Feeney in February joined the Giving Pledge group that originated with Microsoft Corp. co-founder Bill Gates and investor Warren Buffett. The campaign includes about 70 members who have agreed to donate more than half their wealth.
“I cannot think of a more personally rewarding and appropriate use of wealth than to give while one is living,” Feeney said in a letter to Gates and Buffett making his pledge.
Atlantic Philanthropies concentrates its grant-making on aging; children; population health; and reconciliation and human rights. It gave away $285 million in 2010, and $375 million the previous year, according to recent financial statements.
Feeney typically doesn’t seek public credit for his donations and his name isn’t on any Cornell buildings, Ehrenberg said. Most of his Cornell gifts are to projects recommended by the university’s president and provost, he said.
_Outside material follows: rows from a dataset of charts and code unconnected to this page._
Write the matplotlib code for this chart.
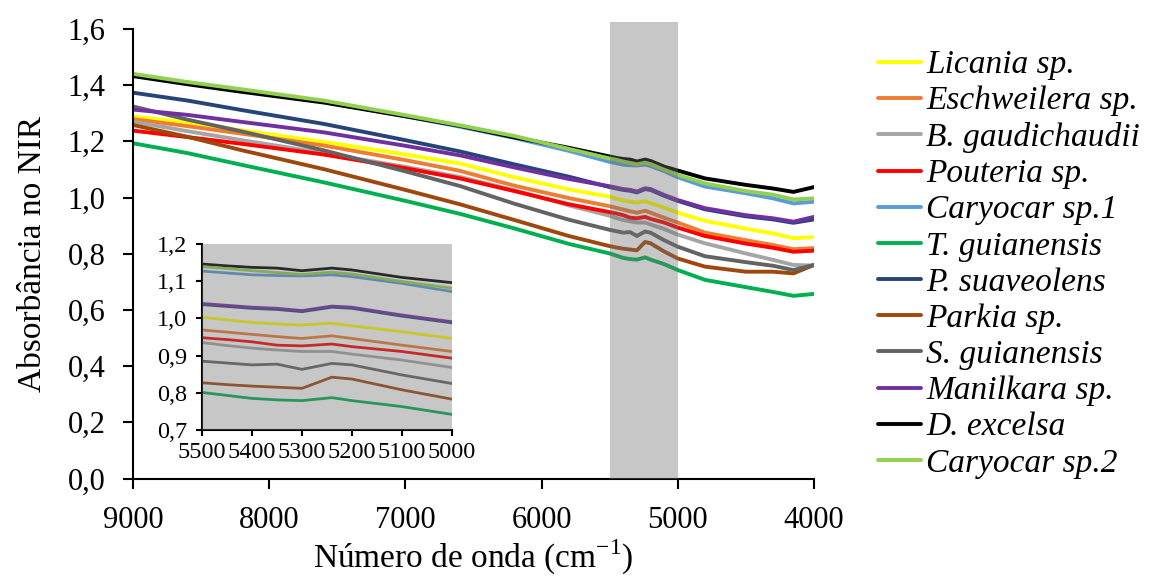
"""Espectros NIR medios por especie, com detalhe da regiao 5500-5000 cm-1."""

import matplotlib.pyplot as plt
from matplotlib import ticker

plt.rcParams['font.family'] = ['Liberation Serif', 'DejaVu Serif']
plt.rcParams['mathtext.fontset'] = 'custom'
plt.rcParams['mathtext.rm'] = 'Liberation Serif'

wavenumber = [9000, 8600, 8200, 7600, 7000, 6600, 6200, 5800, 5500, 5450,
              5400, 5350, 5300, 5240, 5200, 5100, 5000, 4800, 4500, 4300,
              4150, 4000]

licania = [1.288, 1.267, 1.239, 1.198, 1.153, 1.121, 1.072, 1.029, 1.003,
           0.996, 0.989, 0.985, 0.982, 0.987, 0.980, 0.964, 0.946, 0.917,
           0.889, 0.872, 0.855, 0.859]
eschweilera = [1.279, 1.254, 1.227, 1.185, 1.133, 1.095, 1.042, 0.998, 0.969,
               0.963, 0.957, 0.951, 0.946, 0.953, 0.946, 0.928, 0.911, 0.875,
               0.848, 0.831, 0.816, 0.820]
b_gaudichaudii = [1.270, 1.236, 1.204, 1.158, 1.109, 1.073, 1.026, 0.972,
                  0.935, 0.927, 0.920, 0.915, 0.911, 0.911, 0.904, 0.888,
                  0.868, 0.837, 0.801, 0.778, 0.760, 0.758]
pouteria = [1.238, 1.215, 1.191, 1.153, 1.104, 1.068, 1.023, 0.976, 0.948,
            0.943, 0.937, 0.928, 0.926, 0.931, 0.924, 0.911, 0.893, 0.863,
            0.836, 0.821, 0.807, 0.811]
caryocar_1 = [1.436, 1.407, 1.381, 1.341, 1.289, 1.252, 1.212, 1.166, 1.127,
              1.122, 1.117, 1.115, 1.114, 1.117, 1.112, 1.094, 1.072, 1.039,
              1.015, 0.997, 0.979, 0.985]
t_guianensis = [1.193, 1.158, 1.116, 1.054, 0.988, 0.942, 0.890, 0.835,
                0.801, 0.793, 0.785, 0.781, 0.779, 0.787, 0.779, 0.763,
                0.742, 0.707, 0.681, 0.664, 0.650, 0.657]
p_suaveolens = [1.373, 1.345, 1.311, 1.262, 1.204, 1.164, 1.118, 1.074,
                1.037, 1.032, 1.027, 1.024, 1.018, 1.030, 1.027, 1.006,
                0.988, 0.958, 0.933, 0.922, 0.910, 0.922]
parkia = [1.258, 1.216, 1.168, 1.101, 1.027, 0.976, 0.920, 0.863, 0.827,
          0.822, 0.818, 0.815, 0.812, 0.842, 0.837, 0.808, 0.783, 0.754,
          0.736, 0.736, 0.730, 0.760]
s_guianensis = [1.324, 1.277, 1.235, 1.168, 1.093, 1.041, 0.978, 0.921,
                0.885, 0.880, 0.875, 0.877, 0.863, 0.879, 0.875, 0.848,
                0.825, 0.791, 0.770, 0.757, 0.742, 0.760]
manilkara = [1.313, 1.294, 1.269, 1.232, 1.184, 1.150, 1.107, 1.066, 1.040,
             1.035, 1.030, 1.027, 1.021, 1.033, 1.030, 1.009, 0.991, 0.962,
             0.937, 0.926, 0.914, 0.931]
d_excelsa = [1.432, 1.403, 1.376, 1.338, 1.289, 1.255, 1.214, 1.177, 1.146,
             1.141, 1.137, 1.135, 1.128, 1.135, 1.130, 1.110, 1.096, 1.068,
             1.045, 1.032, 1.020, 1.037]
caryocar_2 = [1.440, 1.411, 1.385, 1.345, 1.293, 1.257, 1.219, 1.173, 1.139,
              1.134, 1.128, 1.123, 1.118, 1.124, 1.119, 1.099, 1.081, 1.050,
              1.023, 1.010, 0.993, 0.997]

labels = ['Licania sp.', 'Eschweilera sp.', 'B. gaudichaudii', 'Pouteria sp.',
          'Caryocar sp.1', 'T. guianensis', 'P. suaveolens', 'Parkia sp.',
          'S. guianensis', 'Manilkara sp.', 'D. excelsa', 'Caryocar sp.2']
series = [licania, eschweilera, b_gaudichaudii, pouteria, caryocar_1,
          t_guianensis, p_suaveolens, parkia, s_guianensis, manilkara,
          d_excelsa, caryocar_2]
colors = ['#FFFF00', '#ED7D31', '#A5A5A5', '#FF0000', '#5B9BD5', '#00B050',
          '#264478', '#9E480E', '#636363', '#7030A0', '#000000', '#92D050']

# faixa destacada e regiao do detalhe
band = (5500, 5000)
shade_color = '#6E6E6E'
shade_alpha = 0.38


def comma(fmt):
    return ticker.FuncFormatter(lambda v, _: fmt.format(v).replace('.', ','))


def style_axis(ax, size, tick_len, xpad, ypad):
    for side in ('top', 'right'):
        ax.spines[side].set_visible(False)
    for side in ('left', 'bottom'):
        ax.spines[side].set_linewidth(1.5)
    ax.tick_params(direction='out', length=tick_len, width=1.5,
                   labelsize=size, colors='black')
    ax.tick_params(axis='x', pad=xpad)
    ax.tick_params(axis='y', pad=ypad)


fig = plt.figure(figsize=(11.54, 5.78), dpi=100)
ax = fig.add_axes([0.1153, 0.1721, 0.590, 0.7779])

for values, color, label in zip(series, colors, labels):
    ax.plot(wavenumber, values, color=color, lw=2.8, label=label,
            solid_capstyle='round')

ax.axvspan(*band, ymax=1.015, color=shade_color, alpha=shade_alpha, lw=0,
           zorder=5, clip_on=False)

ax.set_xlim(9000, 4000)
ax.set_ylim(0, 1.6)
ax.set_xticks(range(9000, 3999, -1000))
ax.yaxis.set_major_locator(ticker.MultipleLocator(0.2))
ax.yaxis.set_major_formatter(comma('{:.1f}'))
style_axis(ax, 22, 7, 13, 13)
ax.set_xlabel('Número de onda (cm$^{-1}$)', fontsize=24, labelpad=2)
ax.set_ylabel('Absorbância no NIR', fontsize=24, labelpad=14)

ax.legend(loc='upper left', bbox_to_anchor=(878 / 1154, 0.914),
          bbox_transform=fig.transFigure, frameon=False, borderpad=0,
          borderaxespad=0, handlelength=1.3, handletextpad=0.15,
          labelspacing=0.17, prop={'style': 'italic', 'size': 24})

# detalhe
inset = fig.add_axes([0.175, 0.256, 0.2166, 0.322])
for values, color in zip(series, colors):
    inset.plot(wavenumber, values, color=color, lw=2.0)
inset.axvspan(5600, 4900, color=shade_color, alpha=shade_alpha, lw=0,
              zorder=5)
inset.set_xlim(*band)
inset.set_ylim(0.7, 1.2)
inset.set_xticks(range(5500, 4999, -100))
inset.yaxis.set_major_locator(ticker.MultipleLocator(0.1))
inset.yaxis.set_major_formatter(comma('{:.1f}'))
style_axis(inset, 17.5, 4.5, 4, 6)

fig.savefig('out.png', dpi=100)
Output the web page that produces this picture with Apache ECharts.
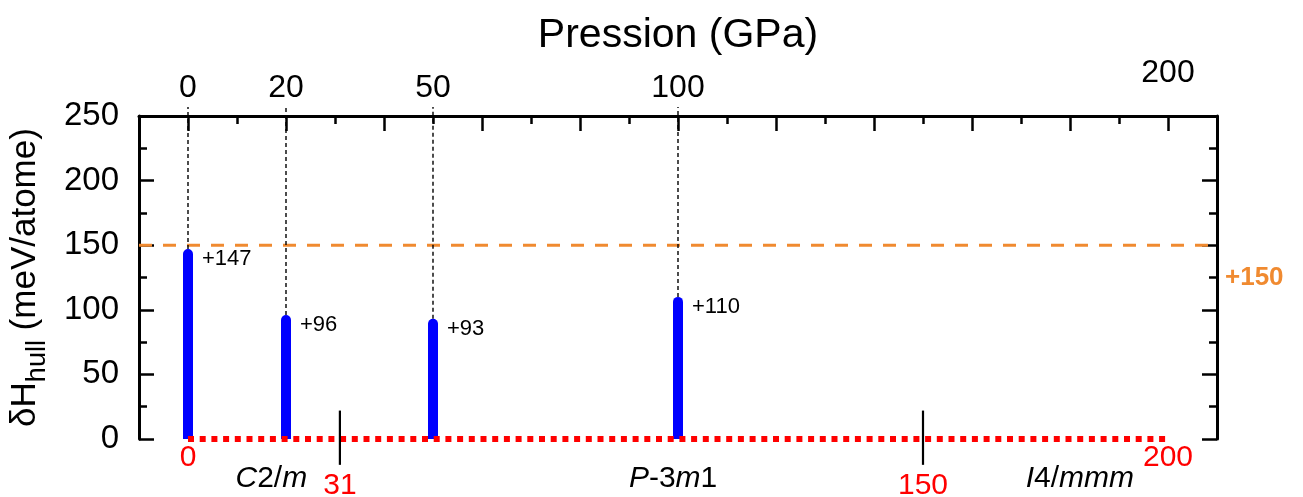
<!DOCTYPE html>
<html><head><meta charset="utf-8">
<script src="https://cdn.jsdelivr.net/npm/echarts@6/dist/echarts.min.js"></script>
<style>html,body{margin:0;padding:0;background:#fff}#c{width:1303px;height:497px}</style>
</head><body><div id="c"></div>
<script>
// ---- data ----
const pressures = [0, 20, 50, 100];          // GPa
const dHull = [147, 96, 93, 110];            // meV/atome
const threshold = 150;                       // meV/atome
const transitions = [0, 31, 150, 200];       // GPa
const phases = ['C2/m', 'P-3m1', 'I4/mmm'];
const phaseLabelX = [17, 99, 182];           // GPa, where phase names sit
const topLabels = [0, 20, 50, 100];
const topLabelHigh = [200];
const majorTicksX = [0, 20, 40, 60, 80, 100, 120, 140, 160, 180, 200];
const minorTicksX = [10, 30, 50, 70, 90, 110, 130, 150, 170, 190];
const xMin = -10, xMax = 210;
const yMin = 0, yMax = 250, yStep = 50;

// ---- chart ----
const FONT = '"Liberation Sans", Arial, sans-serif';
const chart = echarts.init(document.getElementById('c'));

function richPhase(name) {
  return name.replace(/([A-Za-z]+)|([^A-Za-z]+)/g, (m, a, b) => a ? '{i|' + a + '}' : '{n|' + b + '}');
}

const series = [];
const opaque = { opacity: 1 };

// red dotted line at 0 along the phase domain
series.push({
  type: 'line', data: [[transitions[0], 0], [transitions[transitions.length - 1], 0]],
  symbol: 'none', clip: false, z: 4, silent: true,
  lineStyle: { color: '#ff0000', width: 6, type: [6, 5.7], cap: 'butt' }
});

// blue sticks
series.push({
  type: 'bar', data: pressures.map((p, i) => [p, dHull[i]]),
  barWidth: 10, z: 3,
  itemStyle: { color: '#0000ff', borderRadius: [5, 5, 0, 0] },
  label: {
    show: true, position: [19, 10], align: 'left', verticalAlign: 'middle',
    formatter: p => '+' + p.value[1], fontSize: 22, color: '#000', fontFamily: FONT
  }
});

// black dashed guide lines
pressures.forEach((p, i) => {
  series.push({
    type: 'line', data: [[p, dHull[i]], [p, yMax + 7]], symbol: 'none', clip: false, z: 6, silent: true,
    lineStyle: { color: '#000', width: 1.4, type: [4, 3] }
  });
});

// orange threshold line
series.push({
  type: 'line', data: [[xMin, threshold], [xMax, threshold]], symbol: 'none', z: 2, silent: true,
  lineStyle: { color: '#f08a30', width: 3, type: [13, 11], cap: 'butt' }
});
series.push({
  type: 'scatter', data: [[xMax, threshold]], symbolSize: 0, clip: false, silent: true,
  itemStyle: opaque,
  label: {
    show: true, position: 'right', distance: 8, offset: [0, 33],
    formatter: '+' + threshold, color: '#f08a30', fontSize: 26, fontWeight: 'bold', fontFamily: FONT
  }
});

// phase boundary markers
transitions.slice(1, -1).forEach(t => {
  series.push({
    type: 'line', data: [[t, 22], [t, -20]], symbol: 'none', clip: false, z: 5, silent: true,
    lineStyle: { color: '#000', width: 2.2 }
  });
});

// transition pressure labels (red)
series.push({
  type: 'scatter', symbolSize: 0, clip: false, silent: true, itemStyle: opaque,
  data: transitions.map((t, i) => ({
    value: [t, 0],
    label: { offset: [0, (i === 0 || i === transitions.length - 1) ? 19 : 47] }
  })),
  label: {
    show: true, position: 'inside', formatter: p => String(p.value[0]),
    color: '#ff0000', fontSize: 30, fontFamily: FONT
  }
});

// phase names
series.push({
  type: 'scatter', symbolSize: 0, clip: false, silent: true, itemStyle: opaque,
  data: phases.map((n, i) => ({ value: [phaseLabelX[i], 0], name: n })),
  label: {
    show: true, position: 'inside', offset: [0, 40],
    formatter: p => richPhase(p.name),
    rich: {
      i: { fontSize: 30, fontStyle: 'italic', color: '#000', fontFamily: FONT },
      n: { fontSize: 30, color: '#000', fontFamily: FONT }
    }
  }
});

const tickStyle = { color: '#000', width: 2.5 };
const axisLineStyle = { color: '#000', width: 3 };

chart.setOption({
  animation: false,
  backgroundColor: '#fff',
  grid: { left: 139, right: 86, top: 116, bottom: 58 },
  xAxis: [{
    type: 'value', position: 'top', min: xMin, max: xMax,
    axisLine: { show: true, onZero: false, lineStyle: axisLineStyle },
    axisTick: { show: true, inside: true, length: 15, customValues: majorTicksX, lineStyle: tickStyle },
    axisLabel: { customValues: topLabels, fontSize: 32, color: '#000', margin: 12, fontFamily: FONT },
    splitLine: { show: false },
    name: 'Pression (GPa)', nameLocation: 'middle', nameGap: 60,
    nameTextStyle: { fontSize: 41, color: '#000', fontFamily: FONT }
  }, {
    type: 'value', position: 'top', min: xMin, max: xMax,
    axisLine: { show: false, onZero: false },
    axisTick: { show: true, inside: true, length: 8, customValues: minorTicksX, lineStyle: tickStyle },
    axisLabel: { customValues: topLabelHigh, fontSize: 32, color: '#000', margin: 27, fontFamily: FONT },
    splitLine: { show: false }
  }],
  yAxis: [{
    type: 'value', position: 'left', min: yMin, max: yMax, interval: yStep,
    axisLine: { show: true, onZero: false, lineStyle: axisLineStyle },
    axisTick: { show: true, inside: true, length: 15, lineStyle: tickStyle },
    minorTick: { show: true, splitNumber: 2, length: 8, lineStyle: tickStyle },
    axisLabel: { fontSize: 33, color: '#000', margin: 20, fontFamily: FONT },
    splitLine: { show: false },
    name: '{a|δH}{s|hull}{a| (meV/atome)}', nameLocation: 'middle', nameRotate: 90, nameGap: 88,
    nameTextStyle: {
      rich: {
        a: { fontSize: 35, color: '#000', fontFamily: FONT },
        s: { fontSize: 27, color: '#000', fontFamily: FONT, padding: [24, 0, 0, 0] }
      }
    }
  }, {
    type: 'value', position: 'right', min: yMin, max: yMax, interval: yStep,
    axisLine: { show: true, onZero: false, lineStyle: axisLineStyle },
    axisTick: { show: true, inside: true, length: 15, lineStyle: tickStyle },
    minorTick: { show: true, splitNumber: 2, length: 8, lineStyle: tickStyle },
    axisLabel: { show: false },
    splitLine: { show: false }
  }],
  series: series
});
</script>
</body></html>
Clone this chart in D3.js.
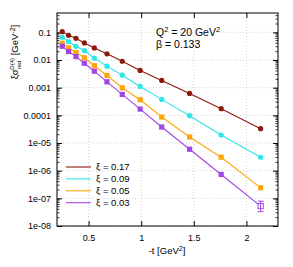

The $350 million gift was critical to Cornell winning New York Mayor Michael Bloomberg’s contest to lure an engineering school to the city, said Peter Meinig, chairman of Cornell’s board of trustees. The mayor -- founder and majority owner of Bloomberg LP, parent of Bloomberg News -- solicited bids in July for a competition that would offer use of city land on Roosevelt Island, in the East River, and $100 million for infrastructure improvements to build a science and engineering campus.
“You’re talking about a major, major project,” Meinig said. “All universities today are operating under significant financial constraints. The fact that Chuck Feeney and Atlantic Philanthropies were willing to commit $350 million to this project gave us the ability to be very aggressive in the competition.”
Atlantic Philanthropies said in an e-mail that Feeney wasn’t available for an interview.
Cornell, partnering with Technion-Israel Institute of Technology, beat out six competing bids from schools including Stanford University and Carnegie Mellon University. Stanford pulled out of the contest Dec. 16, hours before Cornell announced Feeney’s gift as an anonymous donation. Feeney was revealed to be the donor Dec. 19.
Cornell plans to begin classes next year in leased space until the Roosevelt Island campus is completed. Cornell said it will move by 2017 and finish construction of more than 1.3 million square feet by 2027. By 2043, the campus will have 2,500 students and 280 faculty members, according to the university and the mayor’s office.
$1.5 Billion Construction
The project will cost about $1.5 billion, Cornell President David Skorton said at a Dec. 19 press conference. The university doesn’t plan on borrowing to finance the project and instead will rely on tuition and philanthropy, technology license fees and corporate partnerships, he said.
Feeney, the son of a nurse and insurance underwriter, grew up in a neighborhood on the western edge of Elizabeth, New Jersey, according to a 2007 biography written by Conor O’Clery, “The Billionaire Who Wasn’t: How Chuck Feeney Secretly Made and Gave Away a Fortune.” He knew how to squeeze money out of work, and as a teenage golf caddy, sought out nine-hole players who paid the same tip of 25 cents as those using the full 18-hole course, according to the book.
Feeney owns neither a house nor a car, and takes a salary from the foundation that “covers his needs,” O’Clery said in a telephone interview. Feeney recently stopped flying coach, switching to business class after his charity’s board insisted because of health concerns, O’Clery said.
“He’s still shopping for the cheapest tickets, you can be sure of that,” O’Clery said.
While Forbes magazine in 1988 listed Feeney as the 23rd richest person in the world with assets of about $1.3 billion, the ranking was wrong, O’Clery said. Feeney had already signed over businesses to his philanthropy at a secret meeting in the Bahamas in 1984, according to O’Clery. The assets included spas in Thailand, retail stores in Hawaii and France, and property in the U.K.
Profit from those businesses added as much as $300 million annually to the foundation’s endowment, O’Clery said. In 1997, the foundation received about $1.6 billion after Feeney’s share of Duty Free Shoppers Group was sold, he said.
Feeney decided to acknowledge his philanthropy to encourage other wealthy donors to do the same, O’Clery said.
“He wanted his model of giving while living to be out there for other people of great wealth to use as a template,” the author said.